Медленно в полном молчании, нарушаемом лишь шелестом материи, процессия эта прошла мимо нас, и золотые двери в конце галереи за нею закрылись.
Только теперь раздался шепот восхищения и зависти, смешанный с замечаниями удивления и критики: «Эти шлейфы, вероятно, очень тяжелые? Вы видели бриллианты вдовствующей императрицы? Поразительно! А вы видели изумруды великой княгини Ксении? Там был один величиной с кулак. А вы заметили сапфиры на великой княгине Виктории? Какие поразительные костюмы! Я бы хотела, чтобы и у нас при дворе носили бы нечто подобное. Если бы я вышла замуж за русского, я носила бы тоже такое платье. Как хороша была княжна Марина Петровна. Да, дочь великого князя Петра Николаевича. Приятно быть русской великой княгиней. Вы видели молодую графиню Гендрикову? Ее только что назначили фрейлиной. Это красное бархатное платье ей поразительно идет!»

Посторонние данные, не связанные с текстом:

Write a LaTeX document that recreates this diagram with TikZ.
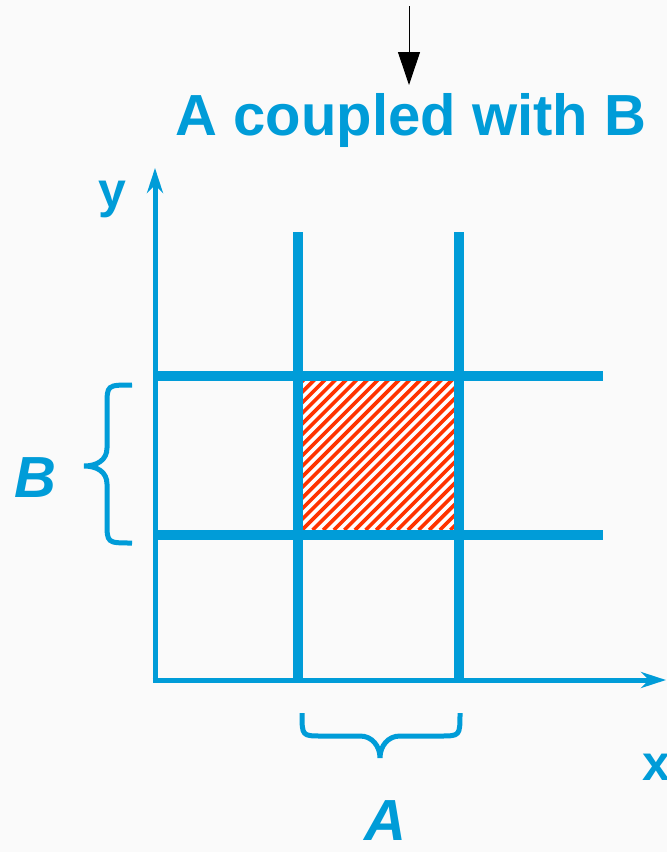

Между тем начиналась церковная служба в павильоне на Иордани. Мы прилипли к стеклам, втайне довольные, что нам не приходится стоять, подобно всей этой массе военных и гражданских чинов и солдат, там на набережной, с непокрытой головой, в одних мундиpax, на морозе и ветре. Сквозь двойные рамы до нашего слуха слабо доносилось церковное пение и звуки оркестров, игравших «Коль славен». Длинная вереница знаменщиков с офицерами-ассистентами несли знамена и штандарты гвардейских полков, потом раздался резкий звук команды, и вдруг появилась стройная фигура императора Николая II в сопровождении великих князей, блестящей свиты, казаков-конвойцев, камер-пажей и генералов. Духовенство встретило государя на ступенях Иордани, войска обнажили головы. Государь сошел по красному ковру на лед, к вырезанному на нем четырехугольнику. Митрополит окунул большой золотой крест три раза в воду, окропил святой водой знамена, раздался торжественный трезвон с Петропавловского собора, потонувший в салюте артиллерии с верхов крепости. Все вздохнули облегченно – на этот раз все сошло благополучно.

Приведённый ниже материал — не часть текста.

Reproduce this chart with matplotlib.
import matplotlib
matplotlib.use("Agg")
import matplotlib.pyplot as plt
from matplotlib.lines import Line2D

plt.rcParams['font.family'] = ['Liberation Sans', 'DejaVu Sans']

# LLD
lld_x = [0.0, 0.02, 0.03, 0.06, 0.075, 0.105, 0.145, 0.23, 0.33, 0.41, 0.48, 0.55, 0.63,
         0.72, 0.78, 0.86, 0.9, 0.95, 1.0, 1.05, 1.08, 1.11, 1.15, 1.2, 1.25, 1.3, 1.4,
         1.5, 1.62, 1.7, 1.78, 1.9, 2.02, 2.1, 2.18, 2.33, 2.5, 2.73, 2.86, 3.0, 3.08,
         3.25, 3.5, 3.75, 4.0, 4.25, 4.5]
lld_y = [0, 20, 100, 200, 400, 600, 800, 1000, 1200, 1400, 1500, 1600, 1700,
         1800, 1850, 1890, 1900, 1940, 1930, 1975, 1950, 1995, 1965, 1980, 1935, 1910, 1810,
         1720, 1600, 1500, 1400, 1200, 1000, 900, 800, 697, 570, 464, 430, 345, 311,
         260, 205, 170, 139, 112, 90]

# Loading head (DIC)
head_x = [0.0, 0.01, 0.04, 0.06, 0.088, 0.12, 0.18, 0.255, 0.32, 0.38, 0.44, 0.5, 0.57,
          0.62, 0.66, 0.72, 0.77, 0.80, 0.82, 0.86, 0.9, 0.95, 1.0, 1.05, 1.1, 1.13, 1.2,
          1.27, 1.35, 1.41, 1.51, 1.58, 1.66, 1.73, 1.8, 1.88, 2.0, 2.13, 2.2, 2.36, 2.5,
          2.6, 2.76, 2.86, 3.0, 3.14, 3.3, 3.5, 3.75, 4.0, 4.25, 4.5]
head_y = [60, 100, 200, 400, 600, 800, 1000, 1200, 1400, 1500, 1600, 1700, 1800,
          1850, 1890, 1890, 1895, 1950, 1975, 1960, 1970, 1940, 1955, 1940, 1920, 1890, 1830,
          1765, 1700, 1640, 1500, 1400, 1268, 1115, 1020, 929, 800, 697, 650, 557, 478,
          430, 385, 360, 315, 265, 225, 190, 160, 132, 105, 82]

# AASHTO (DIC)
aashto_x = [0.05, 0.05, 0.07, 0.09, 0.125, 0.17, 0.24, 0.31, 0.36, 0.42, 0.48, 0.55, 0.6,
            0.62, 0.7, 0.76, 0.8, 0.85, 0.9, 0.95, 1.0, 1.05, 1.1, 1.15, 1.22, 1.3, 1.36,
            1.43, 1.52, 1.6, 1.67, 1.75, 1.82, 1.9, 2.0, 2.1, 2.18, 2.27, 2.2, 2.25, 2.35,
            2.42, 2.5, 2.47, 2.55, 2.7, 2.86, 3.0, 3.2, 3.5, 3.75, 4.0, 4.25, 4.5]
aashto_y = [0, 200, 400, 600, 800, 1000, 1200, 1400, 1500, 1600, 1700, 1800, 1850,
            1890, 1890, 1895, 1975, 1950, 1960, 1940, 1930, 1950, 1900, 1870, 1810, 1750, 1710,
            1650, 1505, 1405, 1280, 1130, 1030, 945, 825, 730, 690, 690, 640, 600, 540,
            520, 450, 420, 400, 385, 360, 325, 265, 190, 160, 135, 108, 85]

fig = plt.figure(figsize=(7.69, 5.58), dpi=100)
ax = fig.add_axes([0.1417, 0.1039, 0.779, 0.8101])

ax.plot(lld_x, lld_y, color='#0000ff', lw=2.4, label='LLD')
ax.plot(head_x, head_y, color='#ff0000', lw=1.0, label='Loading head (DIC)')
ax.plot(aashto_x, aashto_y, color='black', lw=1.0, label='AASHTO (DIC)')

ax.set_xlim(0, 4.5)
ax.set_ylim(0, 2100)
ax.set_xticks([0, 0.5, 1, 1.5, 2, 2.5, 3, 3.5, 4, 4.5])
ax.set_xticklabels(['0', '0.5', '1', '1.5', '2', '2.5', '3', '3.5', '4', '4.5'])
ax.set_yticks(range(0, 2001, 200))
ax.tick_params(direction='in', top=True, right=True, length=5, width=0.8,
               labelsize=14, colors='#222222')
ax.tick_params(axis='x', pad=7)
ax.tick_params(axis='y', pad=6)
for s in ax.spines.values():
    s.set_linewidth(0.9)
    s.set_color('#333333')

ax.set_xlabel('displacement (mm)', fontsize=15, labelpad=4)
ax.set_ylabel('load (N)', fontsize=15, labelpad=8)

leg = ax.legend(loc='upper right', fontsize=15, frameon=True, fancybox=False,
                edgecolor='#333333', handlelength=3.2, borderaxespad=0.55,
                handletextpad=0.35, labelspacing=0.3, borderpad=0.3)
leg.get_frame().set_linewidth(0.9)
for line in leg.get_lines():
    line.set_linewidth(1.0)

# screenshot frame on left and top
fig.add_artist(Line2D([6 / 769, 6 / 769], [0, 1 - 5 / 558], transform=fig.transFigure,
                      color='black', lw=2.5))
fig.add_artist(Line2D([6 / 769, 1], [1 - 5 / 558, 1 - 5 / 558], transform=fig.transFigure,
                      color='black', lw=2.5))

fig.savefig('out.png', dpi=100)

После церковного парада старые сановники и генералы радостно накрыли свои лысые головы, и вся процессия в том же порядке возвратилась во дворец. Мы снова отвернулись от окон, чтобы видеть, как государь и великие князья возвращались к вдовствующей императрице и великим княжнам.
Затем средние двери широко распахнулись, и камергер пригласил нас войти в большой зал, где был сервирован завтрак. Послы и министры с женами заняли места по старшинству за большим столом. Остальные могли сидеть или стоять, как им было угодно. Около круглых столов образовались довольно непринужденные кружки. Громадная толпа обступила роскошный буфет, занимавший весь конец зала. Здесь можно было наблюдать, как маленький секретарь китайского посольства пробирался под рукой огромного полковника в гусарской форме, чтобы достать особенно лакомый сэндвич. Секретарь австрийского посольства был до того увлечен разговором с кавалергардским офицером, что не замечал, что его бокал с шампанским достался турецким военным атташе. Далее болгарский и сербский дипломаты почти одновременно тянулись к шоколадному мороженому, потом замечали друг друга, нахмуривались и с преувеличенной вежливостью начинали уступать друг другу место. Красавец-конвоец в красной черкеске почтительно кланялся перед смущенным японским дипломатом. Высокий испанский дипломат поедал фруктовый компот, прислушиваясь к белокурому скандинаву, который на ломаном французском языке старался ему объяснить прелести зимнего спорта. А между тем придворные в золотых мундирах старались не терять драгоценного времени и отдавали честь омарам, цыплятам и тортам со сбитыми сливками.
В это время рабочие уже стали разбирать на набережной Иордань, и прорубь на Неве начинала затягиваться слоем льда.
Кроме этой ежегодной церемонии в день рождения и именин государя происходило торжественное богослужение в Казанском соборе. Золотые иконы, зеленые, алые, фиолетовые облачения духовенства, шитье и пестрота разнообразных форм военных и дипломатов, мерцание тысяч свечей, рваные знамена, украшенные наполеоновскими орлами, которые висели между мраморными колоннами величественного собора, – все это делало эту русскую святыню похожей на какой-то ларец с драгоценностями. Обыкновенно эти службы казались бесконечными. Иностранные дипломаты раздраженно жаловались на духоту и на отсутствие стульев в православных храмах и не могли переносить запаха ладана. Я же была тогда еще молода, и мне очень нравились окружавшее нас великолепие, яркие краски, поразительное пение хора и глубокая октава протодиакона, возглашавшего царское многолетие.